▶ _Supplied information_:
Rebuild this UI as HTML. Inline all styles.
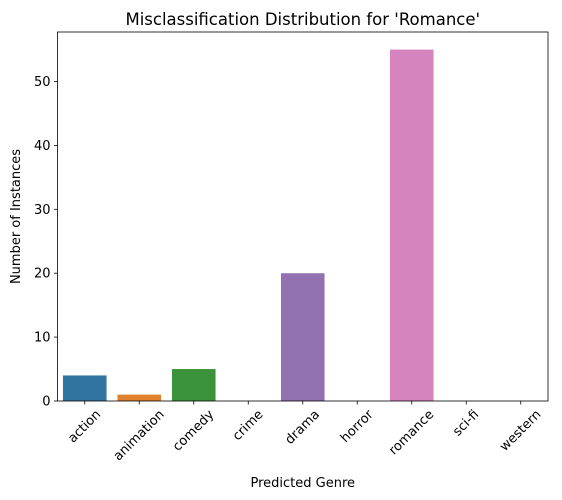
<!DOCTYPE html>
<html><head><meta charset="utf-8"><style>body{margin:0;background:#fff}svg{display:block}text{font-family:"DejaVu Sans","Liberation Sans",sans-serif;fill:#000}</style></head>
<body>
<svg id="c" width="562" height="500"></svg>
<script>
const categories=["action","animation","comedy","crime","drama","horror","romance","sci-fi","western"];
const values=[4,1,5,0,20,0,55,0,0];
const colors=["#3274a1","#e1812c","#3a923a","#c03d3e","#9372b2","#845b53","#d684bd","#7f7f7f","#a9aa35"];
const yTicks=[0,10,20,30,40,50];
const L=57.5,R=548,T=32,B=401,yMax=57.75;
const NS="http://www.w3.org/2000/svg",svg=document.getElementById('c');
const step=(R-L)/categories.length;
const x=i=>L+step*(i+0.5);
const y=v=>B-(v/yMax)*(B-T);
function mk(t,a,txt){const e=document.createElementNS(NS,t);for(const k in a)e.setAttribute(k,a[k]);if(txt!==undefined)e.textContent=txt;svg.appendChild(e);return e;}
values.forEach((v,i)=>{const r=mk('rect',{x:x(i)-step*0.4,y:y(v),width:step*0.8,height:B-y(v),fill:colors[i]});

});
yTicks.forEach(t=>{mk('line',{x1:L-3.5,x2:L,y1:y(t),y2:y(t),stroke:'#000','stroke-width':0.8});
const tx=mk('text',{x:L-7,y:y(t)+4.5,'text-anchor':'end','font-size':13},t);

});
categories.forEach((c,i)=>{mk('line',{x1:x(i),x2:x(i),y1:B,y2:B+3.5,stroke:'#000','stroke-width':0.8});
const tx=mk('text',{x:0,y:0,'text-anchor':'middle','dominant-baseline':'central','font-size':13},c);
const w=tx.getComputedTextLength(),h=13;
const s=(w+h)/Math.SQRT2;
const cx=x(i),cy=B+7+s/2;
tx.setAttribute('x',cx);tx.setAttribute('y',cy);
tx.setAttribute('transform',`rotate(-45 ${cx} ${cy})`);

});
mk('rect',{x:L,y:T,width:R-L,height:B-T,fill:'none',stroke:'#000','stroke-width':0.8});
const t1=mk('text',{x:(L+R)/2,y:T-7,'text-anchor':'middle','font-size':16.5},"Misclassification Distribution for 'Romance'");

const t2=mk('text',{x:(L+R)/2,y:487,'text-anchor':'middle','font-size':13},"Predicted Genre");

const t3=mk('text',{x:20,y:(T+B)/2,'text-anchor':'middle','font-size':13,transform:`rotate(-90 20 ${(T+B)/2})`},"Number of Instances");

</script>
</body></html>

▶ _Task prompt_:
Working from the lines above, reproduce the material exactly and exclude its pictures.

▶ _Completed task_:
Rebuild this UI as HTML. Inline all styles.
<!DOCTYPE html>
<html><head><meta charset="utf-8"><style>body{margin:0;background:#fff}svg{display:block}text{font-family:"DejaVu Sans","Liberation Sans",sans-serif;fill:#000}</style></head>
<body>
<svg id="c" width="562" height="500"></svg>
<script>
const categories=["action","animation","comedy","crime","drama","horror","romance","sci-fi","western"];
const values=[4,1,5,0,20,0,55,0,0];
const colors=["#3274a1","#e1812c","#3a923a","#c03d3e","#9372b2","#845b53","#d684bd","#7f7f7f","#a9aa35"];
const yTicks=[0,10,20,30,40,50];
const L=57.5,R=548,T=32,B=401,yMax=57.75;
const NS="http://www.w3.org/2000/svg",svg=document.getElementById('c');
const step=(R-L)/categories.length;
const x=i=>L+step*(i+0.5);
const y=v=>B-(v/yMax)*(B-T);
function mk(t,a,txt){const e=document.createElementNS(NS,t);for(const k in a)e.setAttribute(k,a[k]);if(txt!==undefined)e.textContent=txt;svg.appendChild(e);return e;}
values.forEach((v,i)=>{const r=mk('rect',{x:x(i)-step*0.4,y:y(v),width:step*0.8,height:B-y(v),fill:colors[i]});

});
yTicks.forEach(t=>{mk('line',{x1:L-3.5,x2:L,y1:y(t),y2:y(t),stroke:'#000','stroke-width':0.8});
const tx=mk('text',{x:L-7,y:y(t)+4.5,'text-anchor':'end','font-size':13},t);

});
categories.forEach((c,i)=>{mk('line',{x1:x(i),x2:x(i),y1:B,y2:B+3.5,stroke:'#000','stroke-width':0.8});
const tx=mk('text',{x:0,y:0,'text-anchor':'middle','dominant-baseline':'central','font-size':13},c);
const w=tx.getComputedTextLength(),h=13;
const s=(w+h)/Math.SQRT2;
const cx=x(i),cy=B+7+s/2;
tx.setAttribute('x',cx);tx.setAttribute('y',cy);
tx.setAttribute('transform',`rotate(-45 ${cx} ${cy})`);

});
mk('rect',{x:L,y:T,width:R-L,height:B-T,fill:'none',stroke:'#000','stroke-width':0.8});
const t1=mk('text',{x:(L+R)/2,y:T-7,'text-anchor':'middle','font-size':16.5},"Misclassification Distribution for 'Romance'");

const t2=mk('text',{x:(L+R)/2,y:487,'text-anchor':'middle','font-size':13},"Predicted Genre");

const t3=mk('text',{x:20,y:(T+B)/2,'text-anchor':'middle','font-size':13,transform:`rotate(-90 20 ${(T+B)/2})`},"Number of Instances");

</script>
</body></html>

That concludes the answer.